- _TASK TO COMPLETE_:
Exactly the lines from the start of the data below through the line that contains "const seriesNames = ['Control', '6.6%', '15.5%'];" are to be copied, with pictures left out.

- _DATA SEGMENT_:
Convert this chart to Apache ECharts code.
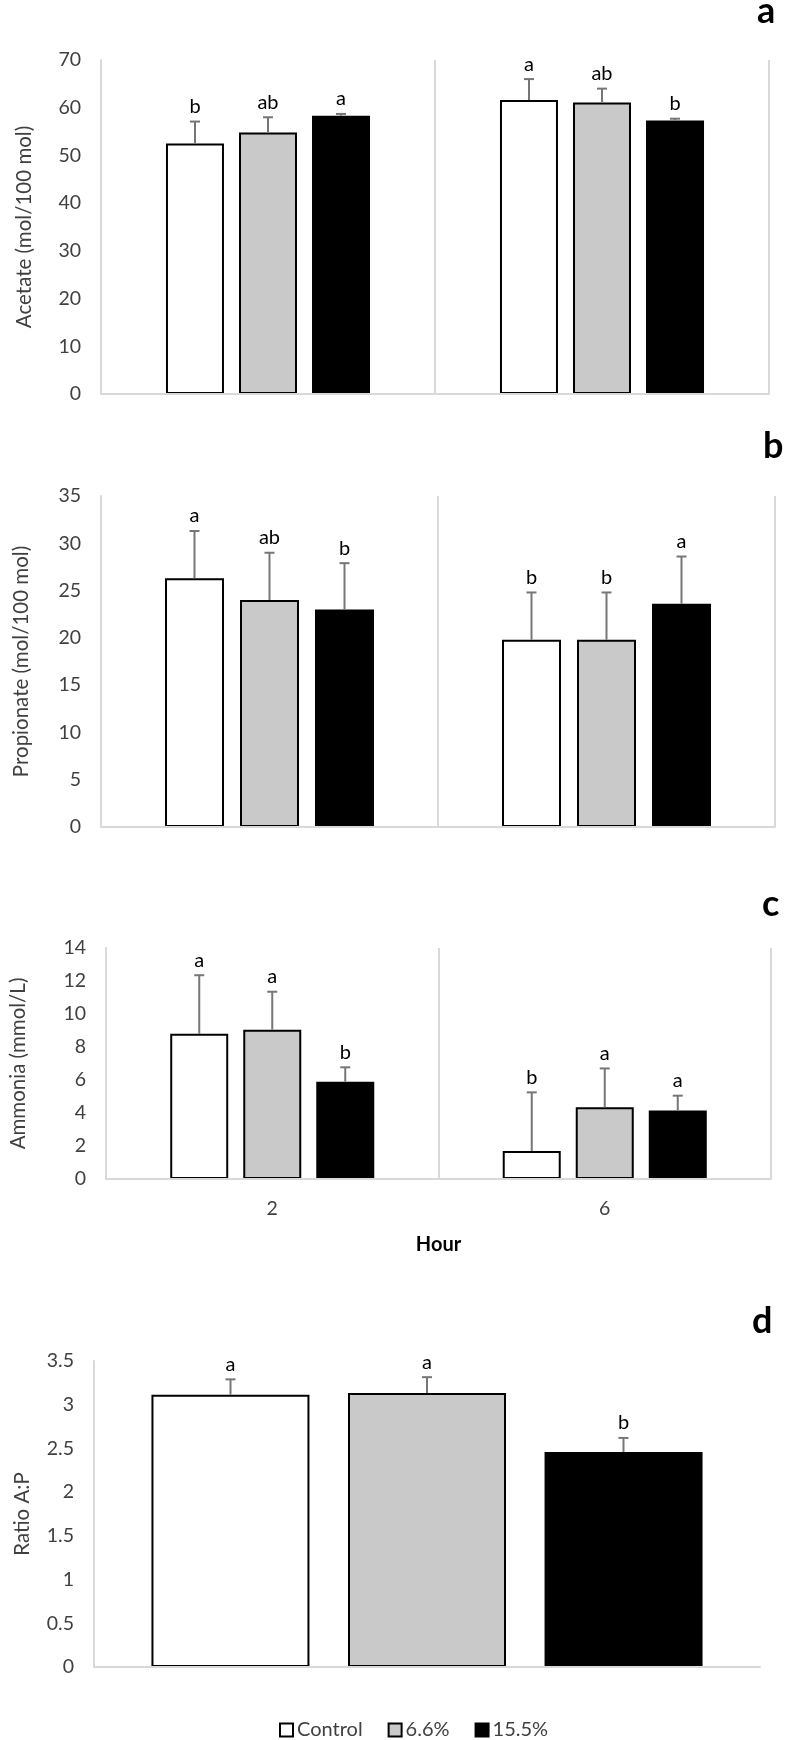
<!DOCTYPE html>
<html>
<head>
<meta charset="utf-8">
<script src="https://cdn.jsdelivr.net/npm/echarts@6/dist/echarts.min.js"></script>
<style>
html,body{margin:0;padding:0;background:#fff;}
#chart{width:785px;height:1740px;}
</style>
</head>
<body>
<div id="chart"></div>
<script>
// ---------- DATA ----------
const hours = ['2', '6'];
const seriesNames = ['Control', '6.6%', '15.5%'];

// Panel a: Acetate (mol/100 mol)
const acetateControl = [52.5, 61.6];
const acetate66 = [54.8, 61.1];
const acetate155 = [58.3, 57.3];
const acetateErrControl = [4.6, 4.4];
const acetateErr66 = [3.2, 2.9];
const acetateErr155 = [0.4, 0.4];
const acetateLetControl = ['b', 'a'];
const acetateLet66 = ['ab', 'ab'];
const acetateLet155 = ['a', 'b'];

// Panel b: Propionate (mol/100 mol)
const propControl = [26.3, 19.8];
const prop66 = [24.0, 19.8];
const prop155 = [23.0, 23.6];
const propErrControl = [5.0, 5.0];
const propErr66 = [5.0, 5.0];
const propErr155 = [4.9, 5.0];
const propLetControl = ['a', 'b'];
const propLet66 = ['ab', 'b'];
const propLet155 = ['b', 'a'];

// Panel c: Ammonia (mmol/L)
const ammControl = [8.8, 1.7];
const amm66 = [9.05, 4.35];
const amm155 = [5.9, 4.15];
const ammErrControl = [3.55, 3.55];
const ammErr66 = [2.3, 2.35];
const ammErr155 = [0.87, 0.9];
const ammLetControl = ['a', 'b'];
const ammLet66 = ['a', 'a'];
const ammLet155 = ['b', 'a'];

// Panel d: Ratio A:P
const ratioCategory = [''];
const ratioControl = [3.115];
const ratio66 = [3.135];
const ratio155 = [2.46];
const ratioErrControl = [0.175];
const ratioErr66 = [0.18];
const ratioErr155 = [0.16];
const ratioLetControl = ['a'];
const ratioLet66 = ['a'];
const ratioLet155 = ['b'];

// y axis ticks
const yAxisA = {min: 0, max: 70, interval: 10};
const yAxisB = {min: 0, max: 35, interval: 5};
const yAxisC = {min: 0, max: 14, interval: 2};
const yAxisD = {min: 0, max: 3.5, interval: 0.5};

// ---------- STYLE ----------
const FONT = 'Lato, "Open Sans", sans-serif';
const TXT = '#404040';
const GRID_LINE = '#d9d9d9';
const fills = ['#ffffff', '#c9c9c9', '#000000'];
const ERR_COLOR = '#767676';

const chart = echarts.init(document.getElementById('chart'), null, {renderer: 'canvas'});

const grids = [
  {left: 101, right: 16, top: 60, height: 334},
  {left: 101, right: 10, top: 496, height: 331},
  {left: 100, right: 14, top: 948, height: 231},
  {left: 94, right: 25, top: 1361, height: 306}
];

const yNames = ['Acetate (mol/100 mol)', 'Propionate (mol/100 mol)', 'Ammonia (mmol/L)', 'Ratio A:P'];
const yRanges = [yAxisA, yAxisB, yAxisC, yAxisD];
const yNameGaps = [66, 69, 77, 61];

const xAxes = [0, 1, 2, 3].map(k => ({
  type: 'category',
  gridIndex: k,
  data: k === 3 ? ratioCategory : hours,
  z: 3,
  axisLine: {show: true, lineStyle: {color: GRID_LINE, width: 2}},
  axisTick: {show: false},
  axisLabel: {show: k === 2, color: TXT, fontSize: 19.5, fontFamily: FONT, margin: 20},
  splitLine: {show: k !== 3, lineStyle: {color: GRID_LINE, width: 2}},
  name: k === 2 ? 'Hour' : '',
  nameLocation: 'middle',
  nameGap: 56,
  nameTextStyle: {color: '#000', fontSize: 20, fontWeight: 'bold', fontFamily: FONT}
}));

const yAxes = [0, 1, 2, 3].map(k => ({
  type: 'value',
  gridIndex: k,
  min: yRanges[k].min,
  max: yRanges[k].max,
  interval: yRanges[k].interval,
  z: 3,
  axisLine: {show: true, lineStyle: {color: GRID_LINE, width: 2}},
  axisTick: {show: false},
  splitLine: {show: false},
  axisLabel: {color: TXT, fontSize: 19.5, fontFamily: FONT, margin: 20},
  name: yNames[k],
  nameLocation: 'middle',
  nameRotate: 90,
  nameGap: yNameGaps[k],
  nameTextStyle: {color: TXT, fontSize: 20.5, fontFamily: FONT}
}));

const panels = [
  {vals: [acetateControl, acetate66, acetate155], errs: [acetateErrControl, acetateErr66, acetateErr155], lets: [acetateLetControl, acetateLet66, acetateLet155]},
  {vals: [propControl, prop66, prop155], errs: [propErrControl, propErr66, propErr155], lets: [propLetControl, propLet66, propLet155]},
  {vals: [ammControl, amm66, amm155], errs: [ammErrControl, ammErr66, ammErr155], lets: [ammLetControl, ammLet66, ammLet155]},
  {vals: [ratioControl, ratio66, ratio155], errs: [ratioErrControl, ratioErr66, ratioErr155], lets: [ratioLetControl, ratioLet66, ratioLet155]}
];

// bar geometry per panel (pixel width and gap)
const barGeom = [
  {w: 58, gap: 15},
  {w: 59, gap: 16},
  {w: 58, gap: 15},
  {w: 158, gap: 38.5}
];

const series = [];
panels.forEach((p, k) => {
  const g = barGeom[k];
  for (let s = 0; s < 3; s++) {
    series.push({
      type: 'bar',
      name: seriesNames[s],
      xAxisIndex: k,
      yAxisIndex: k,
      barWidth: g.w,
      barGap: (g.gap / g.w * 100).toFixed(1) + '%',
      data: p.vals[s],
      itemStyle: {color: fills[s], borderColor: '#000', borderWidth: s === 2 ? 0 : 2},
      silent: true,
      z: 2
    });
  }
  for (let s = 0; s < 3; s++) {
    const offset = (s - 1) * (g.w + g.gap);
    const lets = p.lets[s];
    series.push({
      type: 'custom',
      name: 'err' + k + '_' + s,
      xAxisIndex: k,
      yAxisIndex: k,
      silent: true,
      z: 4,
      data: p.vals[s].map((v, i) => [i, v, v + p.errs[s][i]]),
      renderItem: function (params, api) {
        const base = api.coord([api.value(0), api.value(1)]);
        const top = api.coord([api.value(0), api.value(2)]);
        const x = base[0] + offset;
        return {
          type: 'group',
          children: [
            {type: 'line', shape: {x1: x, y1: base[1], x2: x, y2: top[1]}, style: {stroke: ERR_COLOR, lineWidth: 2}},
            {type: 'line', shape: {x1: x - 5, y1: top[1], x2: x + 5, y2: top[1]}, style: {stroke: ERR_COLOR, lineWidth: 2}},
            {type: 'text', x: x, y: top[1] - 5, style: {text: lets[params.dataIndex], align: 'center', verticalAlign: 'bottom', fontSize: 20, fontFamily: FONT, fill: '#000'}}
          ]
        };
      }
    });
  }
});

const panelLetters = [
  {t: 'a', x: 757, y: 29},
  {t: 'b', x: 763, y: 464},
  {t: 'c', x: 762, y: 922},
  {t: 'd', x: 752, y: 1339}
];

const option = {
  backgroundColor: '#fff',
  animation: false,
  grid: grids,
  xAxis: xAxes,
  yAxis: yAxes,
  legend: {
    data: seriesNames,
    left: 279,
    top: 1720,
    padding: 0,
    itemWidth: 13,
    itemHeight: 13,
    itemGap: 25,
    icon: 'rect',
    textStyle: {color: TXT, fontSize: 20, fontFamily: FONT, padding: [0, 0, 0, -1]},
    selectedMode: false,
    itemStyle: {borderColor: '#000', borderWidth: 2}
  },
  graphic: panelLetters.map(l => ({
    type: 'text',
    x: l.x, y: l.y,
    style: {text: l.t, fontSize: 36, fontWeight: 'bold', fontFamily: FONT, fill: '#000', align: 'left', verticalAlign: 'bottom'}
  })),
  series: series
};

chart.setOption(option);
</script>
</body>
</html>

- _ANSWER TO THIS EXERCISE_:
Convert this chart to Apache ECharts code.
<!DOCTYPE html>
<html>
<head>
<meta charset="utf-8">
<script src="https://cdn.jsdelivr.net/npm/echarts@6/dist/echarts.min.js"></script>
<style>
html,body{margin:0;padding:0;background:#fff;}
#chart{width:785px;height:1740px;}
</style>
</head>
<body>
<div id="chart"></div>
<script>
// ---------- DATA ----------
const hours = ['2', '6'];
const seriesNames = ['Control', '6.6%', '15.5%'];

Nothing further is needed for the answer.